Besides Siamese Dream. I don't listen to the Smashing Pumpkins much anymore. Nothing after Mellon Collie (which probably could have been condensed to a single disc) stuck with me much, and I listened to everything before I wrote this. I do still really love the song Drown, which appeared on the Singles Soundtrack (and not the crappy 4 minute version with the solo edited out. 











Saturday, May 02, 2020

Ten Albums: Number 4 - Dada - Puzzle

Ten Albums: Number 4 - Dada - Puzzle


A friend tagged me in one of those annoying, yet fun, Facebook challenges to post 10 albums that have influenced my musical taste. One record a day for ten days. No explanation, no review, just the cover.

Yeah, I can't do that without an explanation. Plus, it gives me something to write about. So, here, over the next ten days will be my ten albums followed by a bunch of words.



Dada - Puzzle

I've never been to Disneyland. In all the times I've been to Southern California, mostly for work, I've only ever been to Anaheim once, and that was to see the Ducks play. Not the kid Ducks. The professional ones. 

The song Dizz Knee Land (see how they did that so WDC wouldn't sue them) I've heard thousands of times, played the riff on guitar a thousand times, been in someone's living room with Mike Gurley, the singer and guitar player from Dada, accompanied by my brother on guitar, and sang along to Dizz Knee Land with the forty others squeezed into the house party. I've made every band I've been in learn Dada songs. I've sat at Gamekeepers with my brother and the three guys from Dada after they played across the street at the Park West. I learned how to play Surround in college because the girl I liked loved the song and wanted me to play it for her. I still have the first Dada concert t-shirt I bought, the green one with the dirty song lyric on the back. I've seen Dada live more than any band except for one. And I can't for the live of me figure out why this band wasn't more successful.

My brother had this CD (are you getting tired yet of hearing how my brother shaped my musical tastes? Don't worry, it's my sister's turn soon). Back then my car only had a tape deck, so I put pretty much every CD we had on tape. I didn't listen to this much until one day, when I was mowing the lawn, I wanted something new to listen to. So I popped the Puzzle tape I'd made into my Magnavox Tape player (sorry, the Sony Walkman was too expensive) and listened as I cut the grass.

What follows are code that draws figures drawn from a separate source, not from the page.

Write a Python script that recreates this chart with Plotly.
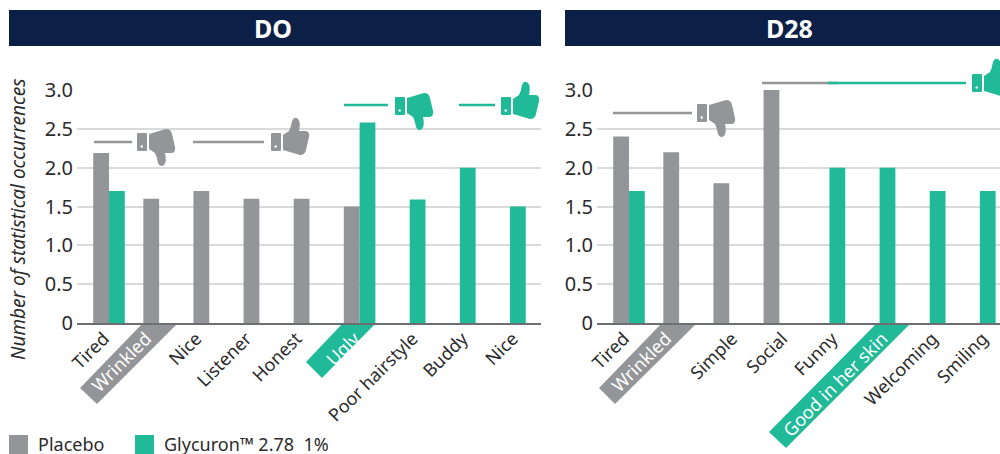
import plotly.graph_objects as go

W, H = 1000, 454
CAT_D0 = ["Tired", "Wrinkled", "Nice", "Listener", "Honest", "Ugly", "Poor hairstyle", "Buddy", "Nice "]
PLACEBO_D0 = [2.19, 1.6, 1.7, 1.6, 1.6, 1.5, None, None, None]
GLY_D0 = [1.7, None, None, None, None, 2.58, 1.59, 2.0, 1.5]
SLOT_D0 = [0, -1, -1, -1, -1, 0, 1, 1, 1]
CAT_D28 = ["Tired", "Wrinkled", "Simple", "Social", "Funny", "Good in her skin", "Welcoming", "Smiling"]
PLACEBO_D28 = [2.4, 2.2, 1.8, 3.0, None, None, None, None]
GLY_D28 = [1.7, None, None, None, 2.0, 2.0, 1.7, 1.7]
SLOT_D28 = [0, -1, 1, 1, 1, 1, 1, 1]
Y_TICKS = [0, 0.5, 1, 1.5, 2, 2.5, 3]
Y_LABELS = ["0", "0.5", "1.0", "1.5", "2.0", "2.5", "3.0"]
GRAY, GREEN, NAVY = "#939598", "#20BA98", "#0B1F47"
FONT = "Noto Sans"
TXT = "#2b2b2b"

def fx(x): return x / W
def fy(y): return 1 - y / H

def poly(pts, color, layer="below"):
    d = "M" + " L".join(f"{fx(x):.5f},{fy(y):.5f}" for x, y in pts) + " Z"
    return dict(type="path", xref="paper", yref="paper", path=d, fillcolor=color,
                line=dict(width=0), layer=layer)

def hline(x0, x1, y, color):
    return dict(type="line", xref="paper", yref="paper", x0=fx(x0), x1=fx(x1), y0=fy(y), y1=fy(y),
                line=dict(color=color, width=2.5), layer="above")

def thumb(x, yc, up, color):
    s = 1 if up else -1
    out = []
    def P(cmds):
        parts = []
        for c in cmds:
            if isinstance(c, str):
                parts.append(c)
            else:
                parts.append(f"{fx(x + c[0]):.5f},{fy(yc + s * c[1]):.5f}")
        return " ".join(parts)
    cuff = P(["M", (1, -9), "L", (9, -9), "Q", (10, -9), (10, -8), "L", (10, 8), "Q", (10, 9), (9, 9),
              "L", (1, 9), "Q", (0, 9), (0, 8), "L", (0, -8), "Q", (0, -9), (1, -9), "Z"])
    hand = P(["M", (12, -7), "L", (18, -11), "Q", (20, -15), (21, -21), "Q", (23, -26), (27, -23),
              "Q", (30, -20), (28, -11), "L", (35, -11), "Q", (39, -10), (38, -5),
              "L", (35, 8), "Q", (34, 13), (29, 13), "L", (12, 8), "Z"])
    out.append(dict(type="path", xref="paper", yref="paper", path=cuff, fillcolor=color, line=dict(width=0), layer="above"))
    out.append(dict(type="path", xref="paper", yref="paper", path=hand, fillcolor=color, line=dict(width=0), layer="above"))
    cx, cy = x + 4.7, yc + 4.5
    out.append(dict(type="circle", xref="paper", yref="paper", x0=fx(cx - 1.2), x1=fx(cx + 1.2),
                    y0=fy(cy + 1.2), y1=fy(cy - 1.2), fillcolor="white", line=dict(width=0), layer="above"))
    return out

def ticktext(cats, white):
    return [f'<span style="color:white">{c}</span>' if c.strip() in white else c.strip() for c in cats]

fig = go.Figure()
for xa, ya, cats, pl, gl in [("x", "y", CAT_D0, PLACEBO_D0, GLY_D0), ("x2", "y2", CAT_D28, PLACEBO_D28, GLY_D28)]:
    fig.add_bar(x=cats, y=pl, name="Placebo", marker_color=GRAY, marker_line_width=0, xaxis=xa, yaxis=ya, offsetgroup="p", cliponaxis=False)
    fig.add_bar(x=cats, y=gl, name="Glycuron™ 2.78  1%", marker_color=GREEN, marker_line_width=0, xaxis=xa, yaxis=ya, offsetgroup="g", cliponaxis=False)

STEP = 50.12
BAR_OFFSET = 0.157

yaxis = dict(range=[0, 3], domain=[fy(323), fy(90)], tickvals=Y_TICKS, ticktext=Y_LABELS,
             gridcolor="#DADADA", gridwidth=1.5, zeroline=False, ticks="", ticklabelstandoff=3,
             tickfont=dict(family=FONT, size=20, color=TXT))
def xaxis(cats, slots, white, left, right, c0):
    return dict(domain=[fx(left), fx(right)], type="category", categoryorder="array", categoryarray=cats,
                range=[(left - c0) / STEP, (right - c0) / STEP], tickmode="array",
                tickvals=[i + s * BAR_OFFSET for i, s in enumerate(slots)], ticktext=ticktext(cats, white),
                tickangle=-45, showgrid=False, ticks="", showline=True, linecolor="#6D6E71", linewidth=2,
                ticklabelshift=-5, ticklabelstandoff=-4,
                tickfont=dict(family=FONT, size=18, color=TXT))

shapes = [
    poly([(143, 323), (178, 323), (97, 404), (80, 388)], GRAY),
    poly([(343, 323), (376, 323), (322, 378), (306, 362)], GREEN),
    poly([(662, 323), (697, 323), (615, 404), (599, 388)], GRAY),
    poly([(877, 323), (911, 323), (786, 448), (769, 432)], GREEN),
    poly([(9, 10), (541, 10), (541, 46), (9, 46)], NAVY),
    poly([(565, 10), (1000, 10), (1000, 46), (565, 46)], NAVY),
    poly([(9, 435), (28, 435), (28, 454), (9, 454)], GRAY),
    poly([(135, 435), (154, 435), (154, 454), (135, 454)], GREEN),
    hline(94, 132, 142, GRAY), hline(193, 264, 142, GRAY),
    hline(344, 388, 105, GREEN), hline(459, 495, 105, GREEN),
    hline(613, 692, 113, GRAY), hline(762, 838, 83, GRAY), hline(828, 966, 83, GREEN),
]
shapes += thumb(137, 142, False, GRAY) + thumb(271, 142, True, GRAY)
shapes += thumb(395, 106, False, GREEN) + thumb(501, 106, True, GREEN)
shapes += thumb(697, 113, False, GRAY) + thumb(972, 83, True, GREEN)

def note(text, x, y, size, color=TXT, anchor="center", **kw):
    return dict(text=text, x=fx(x), y=fy(y), xref="paper", yref="paper", showarrow=False, xanchor=anchor,
                yanchor="middle", font=dict(family=FONT, size=size, color=color), **kw)

annotations = [
    note("<b>DO</b>", 273, 28, 25, "white"),
    note("<b>D28</b>", 789, 28, 25, "white"),
    note("Placebo", 36, 443.5, 18, anchor="left", height=21),
    note("Glycuron™ 2.78  1%", 162, 443.5, 18, anchor="left", height=21),
    note("<i>Number of statistical occurrences</i>", 18, 220, 19, textangle=-90),
]

fig.update_layout(
    width=W, height=H, autosize=False, margin=dict(l=0, r=0, t=0, b=0, autoexpand=False),
    paper_bgcolor="white", plot_bgcolor="white", barmode="group", bargap=0.37, bargroupgap=0,
    showlegend=False, shapes=shapes, annotations=annotations,
    xaxis=xaxis(CAT_D0, SLOT_D0, {"Wrinkled", "Ugly"}, 77, 541, 109),
    xaxis2=xaxis(CAT_D28, SLOT_D28, {"Wrinkled", "Good in her skin"}, 597, 1000, 629),
    yaxis=dict(yaxis, anchor="x"), yaxis2=dict(yaxis, anchor="x2"),
)
fig.write_html("out.html", config=dict(displayModeBar=False),
               post_script="document.body.style.margin='0';document.body.style.overflow='hidden';")
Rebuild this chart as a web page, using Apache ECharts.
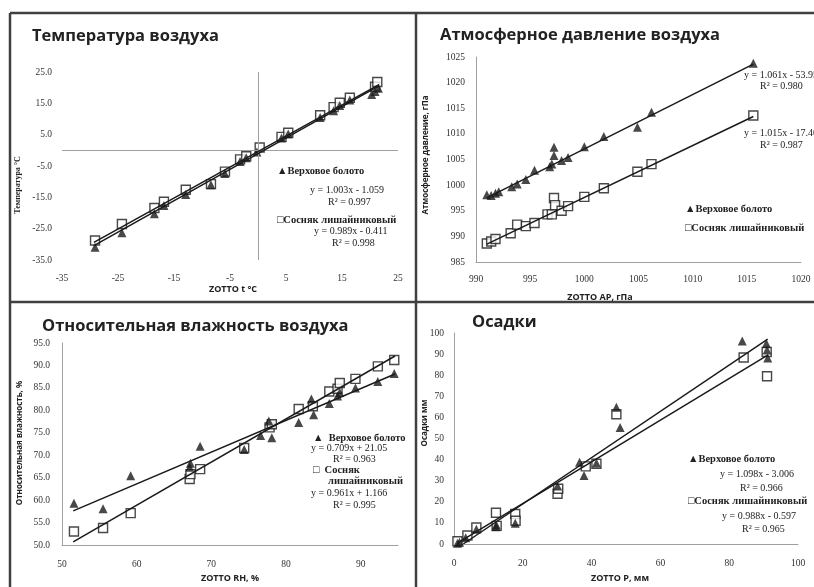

Power. Pop. Perfection. A three piece band, highly melodic, vocal harmonies throughout, face melting guitar solos. Radio ready singles. No songs to skip. My favorites are the opener, Dorina, Dizz Knee Land, Dim, and Moon, the angsty track that builds up to a blazing solo that ends the album.

Why don't more people know about dada? Why have their five studio albums not sold better? 

Dada fans are pretty nuts and very loyal. Going to a Dada show is like a fan reunion where everyone knows and recognizes each other. My brother knows most of them. They know my brother. He did some photography work for them, including for the Live: Official Bootleg (vol 1) CD. One of his shots also ended up on a t-shirt.
Photo by Dave Smolarek, signatures by Joie Calio, Phil Leavitt, and Michael Gurley

Dada isn't touring right now. They started recording new material in 2011 but stopped. Mike Gurley has been battling carpal tunnel syndrome for 25 years and he's had to adjust how he plays and during shows and dunking his hands and arms in buckets of ice kept near the stage.  We're all hopeful something new happens. Until then I keep Puzzle on regular rotation.